その騎士は余裕たっぷりに剣で受けようとする。

次の瞬間、レーザーソードはその剣を紙のように切断し、そのまま騎士を鎧ごと縦割りにした。

「え?

騎士が両断されて、血しぶきが舞う中、周囲の騎士はぽかんとする。

その隙を見逃さず、俺は周囲を囲んでいる騎士たちに鎧の上から切りかかった。

「うわぁぁぁ!」

俺の軽いひと振りで、数人の騎士が胴体ごと両断される。

「ば、馬鹿な!」

「なんで鎧が効かないんだ!」

騎士たちは想定外の事態が起こったので混乱しているが、無理もない。

彼らにとって、剣で撃ち合うことも鎧で防ぐこともできない武器など想像もしたことがないのだろう。

だが、このレーザーソードは実体がない光の魔法剣である。剣も鎧も人体も無視して断ち切ることができる。

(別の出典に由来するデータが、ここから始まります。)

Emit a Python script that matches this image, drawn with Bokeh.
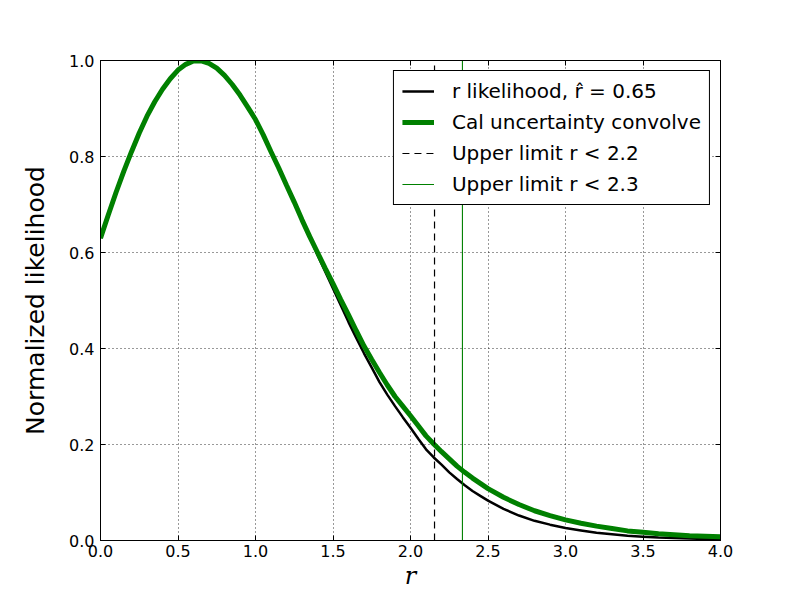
from bokeh.plotting import figure
from bokeh.models import Range1d, LinearAxis, FixedTicker, PrintfTickFormatter, CustomJSTickFormatter, Legend, LegendItem
from bokeh.embed import file_html
from bokeh.resources import INLINE

# ---- data ----
r_vals = [0.00, 0.05, 0.10, 0.15, 0.20, 0.25, 0.30, 0.35, 0.40, 0.45,
          0.50, 0.55, 0.60, 0.65, 0.70, 0.75, 0.80, 0.85, 0.90, 0.95,
          1.00, 1.05, 1.10, 1.15, 1.20, 1.25, 1.30, 1.35, 1.40, 1.45,
          1.50, 1.55, 1.60, 1.65, 1.70, 1.75, 1.80, 1.85, 1.90, 1.95,
          2.00, 2.05, 2.10, 2.15, 2.20, 2.25, 2.30, 2.35, 2.40, 2.45,
          2.50, 2.60, 2.70, 2.80, 2.90, 3.00, 3.10, 3.20, 3.30, 3.40,
          3.50, 3.60, 3.70, 3.80, 3.90, 4.00]
likelihood = [0.630, 0.678, 0.725, 0.769, 0.810, 0.849, 0.884, 0.914, 0.940, 0.962,
              0.980, 0.992, 0.999, 0.999, 0.994, 0.984, 0.969, 0.950, 0.928, 0.903,
              0.877, 0.845, 0.810, 0.776, 0.740, 0.705, 0.668, 0.632, 0.595, 0.560,
              0.525, 0.490, 0.455, 0.422, 0.390, 0.360, 0.330, 0.304, 0.280, 0.257,
              0.235, 0.212, 0.190, 0.173, 0.158, 0.142, 0.128, 0.115, 0.103, 0.093,
              0.083, 0.066, 0.052, 0.041, 0.033, 0.026, 0.021, 0.016, 0.013, 0.010,
              0.008, 0.006, 0.005, 0.004, 0.003, 0.002]
convolved = [0.630, 0.678, 0.725, 0.769, 0.810, 0.849, 0.884, 0.914, 0.940, 0.962,
             0.980, 0.992, 0.999, 0.999, 0.994, 0.984, 0.969, 0.950, 0.928, 0.903,
             0.877, 0.845, 0.810, 0.776, 0.740, 0.705, 0.668, 0.633, 0.600, 0.567,
             0.535, 0.502, 0.470, 0.437, 0.405, 0.377, 0.350, 0.324, 0.300, 0.280,
             0.260, 0.239, 0.218, 0.201, 0.185, 0.170, 0.155, 0.142, 0.130, 0.119,
             0.108, 0.090, 0.075, 0.062, 0.052, 0.043, 0.036, 0.030, 0.025, 0.020,
             0.017, 0.014, 0.012, 0.010, 0.009, 0.008]
upper_limit_1 = 2.155
upper_limit_2 = 2.335
x_ticks = [0.0, 0.5, 1.0, 1.5, 2.0, 2.5, 3.0, 3.5, 4.0]
y_ticks = [0.0, 0.2, 0.4, 0.6, 0.8, 1.0]
labels = ["r likelihood, r\u0302 = 0.65", "Cal uncertainty convolve",
          "Upper limit r < 2.2", "Upper limit r < 2.3"]

FONT = "DejaVu Sans"

p = figure(frame_width=620, frame_height=480,
           min_border_left=100, min_border_right=72, min_border_top=60, min_border_bottom=52,
           x_range=Range1d(0, 4), y_range=Range1d(0, 1),
           output_backend="svg", toolbar_location=None,
           background_fill_color="white", border_fill_color="white")

p.outline_line_color = "black"
p.outline_line_width = 1

for ax in (p.xaxis, p.yaxis):
    ax.major_tick_in = 5
    ax.major_tick_out = 0
    ax.minor_tick_in = 0
    ax.minor_tick_out = 0
    ax.major_label_text_font = FONT
    ax.major_label_text_font_size = "16px"
    ax.major_label_text_color = "black"
    ax.axis_line_color = "black"
    ax.major_tick_line_color = "black"
    ax.axis_label_text_color = "black"
    ax.formatter = PrintfTickFormatter(format="%.1f")

p.xaxis.ticker = FixedTicker(ticks=x_ticks)
p.yaxis.ticker = FixedTicker(ticks=y_ticks)
p.xaxis.major_label_standoff = 4
p.yaxis.major_label_standoff = 6

p.xaxis.axis_label = "r"
p.xaxis.axis_label_text_font = "DejaVu Serif"
p.xaxis.axis_label_text_font_style = "italic"
p.xaxis.axis_label_text_font_size = "24px"
p.xaxis.axis_label_standoff = 2

p.yaxis.axis_label = "Normalized likelihood"
p.yaxis.axis_label_text_font = FONT
p.yaxis.axis_label_text_font_style = "normal"
p.yaxis.axis_label_text_font_size = "25px"
p.yaxis.axis_label_standoff = 16

blank = CustomJSTickFormatter(code="return ''")
top = LinearAxis(ticker=FixedTicker(ticks=x_ticks), formatter=blank,
                 major_tick_in=5, major_tick_out=0, minor_tick_in=0, minor_tick_out=0,
                 axis_line_color="black")
right = LinearAxis(ticker=FixedTicker(ticks=y_ticks), formatter=blank,
                   major_tick_in=5, major_tick_out=0, minor_tick_in=0, minor_tick_out=0,
                   axis_line_color="black")
p.add_layout(top, "above")
p.add_layout(right, "right")

p.xgrid.ticker = FixedTicker(ticks=x_ticks)
p.ygrid.ticker = FixedTicker(ticks=y_ticks)
for g in (p.xgrid, p.ygrid):
    g.grid_line_color = "black"
    g.grid_line_alpha = 0.8
    g.grid_line_width = 1
    g.grid_line_dash = "1 3"

l1 = p.line(r_vals, likelihood, line_color="black", line_width=2.5)
l2 = p.line(r_vals, convolved, line_color="#008000", line_width=5)
l3 = p.line([upper_limit_1, upper_limit_1], [0, 1], line_color="black", line_width=1.2, line_dash="7 5")
l4 = p.line([upper_limit_2, upper_limit_2], [0, 1], line_color="#008000", line_width=1.1)

legend = Legend(items=[LegendItem(label=labels[0], renderers=[l1]),
                       LegendItem(label=labels[1], renderers=[l2]),
                       LegendItem(label=labels[2], renderers=[l3]),
                       LegendItem(label=labels[3], renderers=[l4])],
                location="top_right")
legend.label_text_font = FONT
legend.label_text_font_size = "20px"
legend.label_text_color = "black"
legend.border_line_color = "black"
legend.border_line_width = 1
legend.border_line_alpha = 1
legend.background_fill_alpha = 1
legend.glyph_width = 32
legend.glyph_height = 20
legend.label_height = 20
legend.label_standoff = 18
legend.spacing = 7
legend.padding = 8
legend.margin = 10
p.add_layout(legend, "center")

open("out.html", "w").write(file_html(p, INLINE))
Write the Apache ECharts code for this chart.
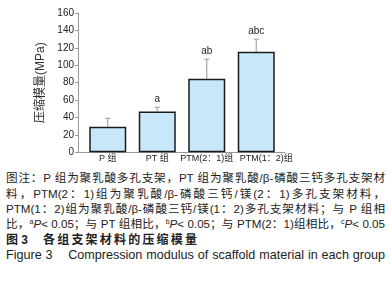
<!DOCTYPE html>
<html>
<head>
<meta charset="utf-8">
<script src="https://cdn.jsdelivr.net/npm/echarts@6/dist/echarts.min.js"></script>
<style>
  html, body { margin: 0; padding: 0; background: #fff; }
  #wrap { position: relative; width: 391px; height: 284px; overflow: hidden; }
  #chart { position: absolute; left: 0; top: 0; width: 391px; height: 165px; }
  .ln { position: absolute; left: 6px; width: 379px; height: 16px; line-height: 16px;
    font-family: "Liberation Sans", "Noto Sans CJK SC", sans-serif; font-size: 11.6px;
    color: #222; text-align: justify; text-align-last: justify; white-space: nowrap; }
  .ttl { position: absolute; height: 16px; line-height: 16px; font-weight: bold;
    font-family: "Liberation Sans", "Noto Sans CJK SC", sans-serif; font-size: 12px;
    color: #222; white-space: pre; }
  .en { position: absolute; left: 6px; width: 379px; height: 16px; line-height: 16px;
    font-family: "Liberation Sans", sans-serif; font-size: 12.6px; color: #222;
    white-space: nowrap; text-align: justify; text-align-last: justify; }
  sup { font-size: 7px; vertical-align: 4px; line-height: 0; }
</style>
</head>
<body>
<div id="wrap">
  <div id="chart"></div>
  <div class="ln" style="top:170px">图注：P 组为聚乳酸多孔支架，PT 组为聚乳酸/β-磷酸三钙多孔支架材</div>
  <div class="ln" style="top:186px">料，PTM(2：1)组为聚乳酸/β-磷酸三钙/镁(2：1)多孔支架材料，</div>
  <div class="ln" style="top:201px">PTM(1：2)组为聚乳酸/β-磷酸三钙/镁(1：2)多孔支架材料；与 P 组相</div>
  <div class="ln" style="top:216px">比，<sup>a</sup><i>P</i>&lt; 0.05；与 PT 组相比，<sup>b</sup><i>P</i>&lt; 0.05；与 PTM(2：1)组相比，<sup>c</sup><i>P</i>&lt; 0.05</div>
  <div class="ttl" style="top:232px; left:6px">图 3</div>
  <div class="ttl" style="top:232px; left:43px; letter-spacing:2.2px">各组支架材料的压缩模量</div>
  <div class="en" style="top:247px">Figure 3 &nbsp;&nbsp; Compression modulus of scaffold material in each group</div>
</div>
<script>
const groups = ['P 组', 'PT 组', 'PTM(2：1)组', 'PTM(1：2)组'];
const modulus = [29.4, 47, 84.6, 115.6];
const sd = [9.6, 4.7, 22.3, 14.3];
const marks = ['', 'a', 'ab', 'abc'];
const yTicks = { min: 0, max: 160, interval: 20 };

const chart = echarts.init(document.getElementById('chart'));
const font = '"Liberation Sans", "Noto Sans CJK SC", sans-serif';

chart.setOption({
  animation: false,
  grid: [
    { left: 83, width: 198, top: 13, height: 139.3 },
    { left: 78, width: 207, top: 13, height: 139.3 }
  ],
  xAxis: [
    {
      type: 'category',
      data: groups,
      gridIndex: 0,
      axisLine: { show: false },
      axisTick: { show: false },
      axisLabel: {
        color: '#222', fontSize: 9, fontFamily: font, margin: 2, interval: 0, hideOverlap: false,
        formatter: (v, i) => '{' + (i === 3 ? 's' : 'n') + '|' + v + '}',
        rich: {
          n: { fontSize: 9, fontFamily: font, color: '#222' },
          s: { fontSize: 9, fontFamily: font, color: '#222', padding: [0, 0, 0, 20] }
        }
      }
    },
    {
      type: 'value',
      gridIndex: 1,
      min: 0, max: 1,
      axisLine: { show: true, lineStyle: { color: '#999', width: 1 } },
      axisTick: { show: false },
      axisLabel: { show: false },
      splitLine: { show: false }
    }
  ],
  yAxis: [
    {
      type: 'value',
      gridIndex: 0,
      min: yTicks.min, max: yTicks.max, interval: yTicks.interval,
      offset: 5,
      name: '压缩模量(MPa)',
      nameLocation: 'middle',
      nameRotate: 90,
      nameGap: 28,
      nameTextStyle: { color: '#333', fontSize: 12, fontFamily: font },
      axisLine: { show: true, lineStyle: { color: '#999', width: 1 } },
      axisTick: { show: true, length: 3, lineStyle: { color: '#999' } },
      axisLabel: { color: '#222', fontSize: 10, fontFamily: font, margin: 4 },
      splitLine: { show: false }
    },
    {
      type: 'value',
      gridIndex: 1,
      min: 0, max: 1,
      show: false
    }
  ],
  series: [
    {
      type: 'bar',
      data: modulus,
      barWidth: 37,
      itemStyle: { color: '#c8e7f8', borderColor: '#1a1a1a', borderWidth: 1.5 }
    },
    {
      type: 'custom',
      data: modulus.map((v, i) => [i, v, v + sd[i]]),
      z: 1,
      renderItem: function (params, api) {
        const top = api.coord([api.value(0), api.value(2)]);
        const base = api.coord([api.value(0), api.value(1)]);
        const i = params.dataIndex;
        const style = { stroke: '#a8a8a8', lineWidth: 1.2 };
        const children = [
          { type: 'line', shape: { x1: base[0], y1: base[1], x2: top[0], y2: top[1] }, style: style },
          { type: 'line', shape: { x1: top[0] - 2.5, y1: top[1], x2: top[0] + 2.5, y2: top[1] }, style: style }
        ];
        if (marks[i]) {
          children.push({
            type: 'text',
            style: {
              text: marks[i], x: top[0], y: top[1] - 8,
              textAlign: 'center', textVerticalAlign: 'middle',
              fill: '#222', font: '10px ' + font
            }
          });
        }
        return { type: 'group', children: children };
      }
    }
  ]
});
</script>
</body>
</html>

そうなると、剣技など無意味である。ただ適当に切りつけるだけで、相手を切り殺すことができるんだ。

「ま、待て!卑怯だぞ。正々堂々と戦え!」

何か説教しようとした中年騎士を、思い切り袈裟懸けに切り捨ててやった。

数十人もいた騎士たちが、あっという間に数人の王子の護衛のみになる。

「王子、お逃げください!」

必死にかばおうとする護衛を一振りで片付け、俺は王子の前に立った

「ひ、ひい!」

恐怖の叫び声を上げながら切りかかってくる王子に、俺はレーザーソードをふるう。

「ぎゃあああああ!」

俺の剣は王子の右腕を切り飛ばしていた。

「痛い!痛い!」

地面に転がってもがく王子を、俺は冷たく見下ろす。

「これで終わりだ!」

まったく容赦することなく剣を振り下ろしたとき、いきなり彼の前に水でできた盾が出現して、レーザーソードを屈折させた。

「なに?」

「『水鏡盾ミラーシールド』王子は殺させないわ!」

見ると、結界の向こうでコーリンが杖をかかげている。

「王子、今です!結界の中に逃げ込むのです」

「わ、わかった!」

コーリンに救われた王子は、死に物狂いで逃げ出していく。霧の結界に逃げ込んだ瞬間、聖水で出来た水の壁が俺の行く手を阻んだ。

「王子を逃がしたか。いいだろう。前哨戦としてはなかなか面白かった」

俺はニヤリと笑うと、残った騎士たちに止めをさしていく。

この日、王国の最精鋭であった第一騎士団は、俺によって壊滅した。